Model Openness Framework (MOF)
Task Description
The Model Openness Framework (MOF) is a comprehensive system for evaluating and classifying the completeness and openness of machine learning models, with a strong focus on licensing requirements. By defining 17 distinct components across a model’s lifecycle, MOF promotes transparency, reproducibility, and responsibility in open-source machine learning. Each MOF component has specific licensing criteria to ensure that contributors uphold intellectual property rights while enabling open collaboration.
Fig. 2 MOF Components
In this task, we test the ability of large language models (LLMs) to accurately answer licensing-related questions under MOF. The task comprises three subtasks:
Subtasks
License Abbreviations - Expand or interpret short license abbreviations.
License OSI Approval - Determine whether a given license is approved by the Open Source Initiative (OSI) or not.
Question Answering - Provide detailed answers about licensing requirements in MOF.
Input Format
Each subtask will present a primary request in the form of:
Primary Request: A concise query about licensing in MOF, such as:
“Expand the following MOF-related abbreviation into its full form: AFL-3.0”
“Is the Microsoft Shared Source License OSI-approved?”
“What type of license is the Apache License, Version 2.0?”
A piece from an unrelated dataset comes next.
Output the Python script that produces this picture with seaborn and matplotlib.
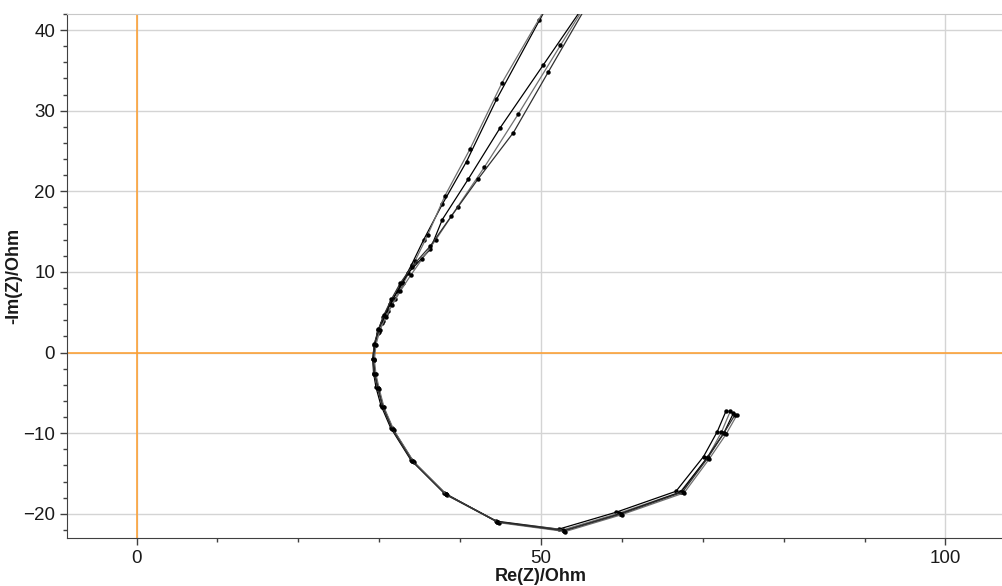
import numpy as np
import pandas as pd
import seaborn as sns
import matplotlib.pyplot as plt
from matplotlib.ticker import MultipleLocator

# impedance traces, Re(Z) and -Im(Z) in Ohm, high frequency first
re_a = [72.9, 71.8, 70.1, 66.7, 59.3, 52.2, 44.4, 38.0, 33.9, 31.4, 30.2, 29.6, 29.3, 29.2,
        29.4, 29.8, 30.3, 30.8, 31.5, 32.6, 34.0, 35.5, 37.8, 40.8, 44.5, 49.8, 56.7]
im_a = [-7.2, -9.8, -12.9, -17.2, -19.8, -21.9, -20.9, -17.4, -13.3, -9.3, -6.5, -4.3, -2.5, -0.8,
        1.0, 2.4, 3.7, 4.8, 6.3, 8.2, 10.9, 14.0, 18.4, 23.7, 31.4, 41.2, 54.0]

re_b = [73.4, 72.3, 70.6, 67.2, 59.7, 52.7, 44.6, 38.2, 34.1, 31.6, 30.4, 29.8, 29.4, 29.3,
        29.5, 30.0, 30.5, 31.1, 31.9, 33.0, 34.4, 36.0, 38.1, 41.2, 45.2, 51.0, 57.5]
im_b = [-7.3, -9.9, -13.0, -17.3, -19.9, -22.0, -21.0, -17.5, -13.4, -9.4, -6.6, -4.4, -2.6, -0.9,
        1.0, 2.6, 3.9, 5.1, 6.6, 8.6, 11.3, 14.6, 19.4, 25.2, 33.5, 43.5, 55.0]

re_c = [73.8, 72.6, 70.5, 67.3, 59.8, 52.9, 44.7, 38.3, 34.2, 31.7, 30.5, 29.9, 29.5, 29.3,
        29.5, 29.9, 30.5, 31.3, 32.3, 33.6, 36.3, 37.8, 41.0, 44.9, 50.3, 57.2]
im_c = [-7.5, -10.0, -13.1, -17.3, -20.0, -22.1, -21.0, -17.6, -13.5, -9.5, -6.7, -4.4, -2.6, -0.8,
        1.1, 2.8, 4.4, 6.0, 7.7, 9.9, 12.8, 16.5, 21.5, 27.8, 35.7, 45.8]

re_d = [74.2, 72.9, 70.8, 67.7, 60.0, 53.0, 44.8, 38.4, 34.3, 31.8, 30.6, 30.0, 29.6, 29.4,
        29.6, 30.1, 30.8, 31.6, 32.6, 33.9, 35.3, 37.0, 39.7, 43.0, 47.2, 52.4, 59.0]
im_d = [-7.8, -10.1, -13.2, -17.4, -20.1, -22.2, -21.1, -17.7, -13.6, -9.6, -6.8, -4.5, -2.7, -0.9,
        1.0, 2.8, 4.4, 5.9, 7.6, 9.6, 11.6, 14.0, 18.1, 23.0, 29.6, 38.1, 48.8]

re_e = [74.0, 72.6, 70.6, 67.5, 59.9, 52.8, 44.6, 38.2, 34.1, 31.6, 30.4, 29.8, 29.4, 29.2,
        29.4, 29.9, 30.6, 31.5, 32.6, 34.0, 36.3, 38.9, 42.2, 46.6, 50.9, 56.5]
im_e = [-7.7, -10.0, -13.1, -17.3, -20.0, -22.1, -21.0, -17.6, -13.5, -9.5, -6.7, -4.4, -2.6, -0.8,
        1.1, 2.9, 4.7, 6.6, 8.6, 10.6, 13.2, 16.9, 21.5, 27.3, 34.8, 44.5]

traces = {"1": (re_a, im_a), "2": (re_b, im_b), "3": (re_c, im_c),
          "4": (re_d, im_d), "5": (re_e, im_e)}
line_colors = ["#000000", "#707070", "#000000", "#707070", "#303030"]

rows = []
for name, (re, im) in traces.items():
    for i, (x, y) in enumerate(zip(re, im)):
        rows.append({"trace": name, "idx": i, "re": x, "im": y})
df = pd.DataFrame(rows)

sns.set_style("white")
plt.rcParams['font.family'] = ['Liberation Sans', 'DejaVu Sans']

fig = plt.figure(figsize=(10.02, 5.86), dpi=100)
ax = fig.add_axes([67 / 1002, 48 / 586, 935 / 1002, 524 / 586])

ax.grid(True, which="major", color="#d4d4d4", lw=1)
ax.set_axisbelow(True)
ax.axvline(0, color="#ff9c2a", lw=1.1, zorder=1)
ax.axhline(0, color="#ff9c2a", lw=1.1, zorder=1)

sns.lineplot(data=df, x="re", y="im", hue="trace", palette=line_colors, sort=False,
             estimator=None, lw=0.9, marker="o", markersize=3.2, markeredgewidth=0,
             legend=False, ax=ax, zorder=3)
for line in ax.lines[2:]:
    line.set_markerfacecolor("black")

ax.set_xlim(-8.6, 107)
ax.set_ylim(-23, 42)
ax.xaxis.set_major_locator(MultipleLocator(50))
ax.xaxis.set_minor_locator(MultipleLocator(10))
ax.yaxis.set_major_locator(MultipleLocator(10))
ax.yaxis.set_minor_locator(MultipleLocator(2))
ax.tick_params(which="major", direction="out", length=5, width=1, color="#404040",
               labelsize=13.5, labelcolor="#1a1a1a", bottom=True, left=True)
ax.tick_params(which="minor", direction="out", length=3, width=1, color="#404040",
               bottom=True, left=True)

ax.spines["left"].set_color("#404040")
ax.spines["bottom"].set_color("#404040")
ax.spines["top"].set_color("#c8c8c8")
ax.spines["right"].set_visible(False)

ax.set_xlabel("Re(Z)/Ohm", fontsize=13, fontweight="bold", color="#1a1a1a")
ax.set_ylabel("-Im(Z)/Ohm", fontsize=13, fontweight="bold", color="#1a1a1a")
ax.xaxis.set_label_coords(0.5 + (541 - 534.5) / 935, -0.057)
ax.yaxis.set_label_coords(-45 / 935, 0.5 + (353 - 276) / 524 - 0.147)

fig.savefig("out.png", dpi=100)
Content: If necessary, relevant reference text (e.g., snippets from the OSI website, MOF documentation). However, many prompts may not include separate content if the request is self-contained.
Output Format
The model should output:
Concise Answer: A short, direct response that addresses the primary request.
Optional Explanation (for Q&A subtask): An additional sentence or two that justifies the answer, referencing MOF or OSI guidelines if needed.
Example Input-Output
Subtask 1: License Abbreviations
Input
"Expand the abbreviation: BSD-3-Clause"
Expected Output
"BSD 3-Clause License"
Subtask 2: License OSI Approval
Input
"Is the Apache License 2.0 OSI-approved?"
Expected Output
"Yes"
Subtask 3: Question Answering
Input
"Which licenses are recommended for model parameters under the Model Openness Framework?"
Expected Output
"MOF recommends OSI-approved licenses (e.g., MIT License or Apache License 2.0)
for model parameters to ensure community collaboration and openness."
Dataset
The dataset covers real-world and simulated licensing scenarios under MOF:
License Abbreviations (41 items) Expand or interpret short license labels (e.g.,AAL ).
License OSI Approval (50 items) Determine whether each license is officially approved by the Open Source Initiative.
Question Answering (70 items) Answer more in-depth questions about licensing requirements for specific MOF components (e.g., model parameters, datasets, or source code).
Data |
Size |
Data Source |
|---|---|---|
License Abbreviations |
41 |
OSI website |
License OSI Approval |
50 |
OSI website |
Question Answering |
70 |
OSI website, MOF docs |
Total |
161 |
Data Usage
Users can:
Fine-tune or evaluate LLMs using this dataset.
Combine OSI references and MOF documentation for improved factual accuracy.
Enhance the model’s capability to address specialized licensing questions by including additional open-source knowledge bases, if desired.
Metrics
Two metrics are used to evaluate performance:
Accuracy For the License Abbreviations and License OSI Approval subtasks, the model’s output is compared to a ground-truth label. Accuracy is computed as:
\[\text{Accuracy} = \frac{\text{Number of Correct Predictions}}{\text{Total Number of Predictions}}\]FActScore[1] For the Question Answering subtask, FActScore measures factual precision. A higher FActScore indicates that the model’s answers align more closely with MOF guidelines and reference materials, while a lower score suggests factual inaccuracy.
Below are evaluation results for three baseline models across the three subtasks in MOF Licenses.
Baseline Model |
Average Score |
License Abbreviations (Accuracy) |
License OSI Approval (Accuracy) |
Detailed QA (FActScore) |
|---|---|---|---|---|
Llama 3.1-8B |
0.5149 |
0.1290 |
0.7200 |
0.6956 |
GPT-4o |
0.6564 |
0.1935 |
0.9600 |
0.8156 |
Mistral Large 2 |
0.4640 |
0.1290 |
0.4400 |
0.8229 |
These baseline results serve as benchmarks for evaluating new model submissions on the MOF Licenses task.
References
[1] Sewon Min et al. (2023). FactScore: Fine-grained atomic evaluation of factual precision in long-form text generation. arXiv preprint arXiv:2305.14251. Available at: https://arxiv.org/abs/2305.14251
Note
For additional details on MOF’s 17 components and specific licensing criteria, see White et al. (2024), Model Openness Framework (MOF), as cited in competition documentation or MOF official docs.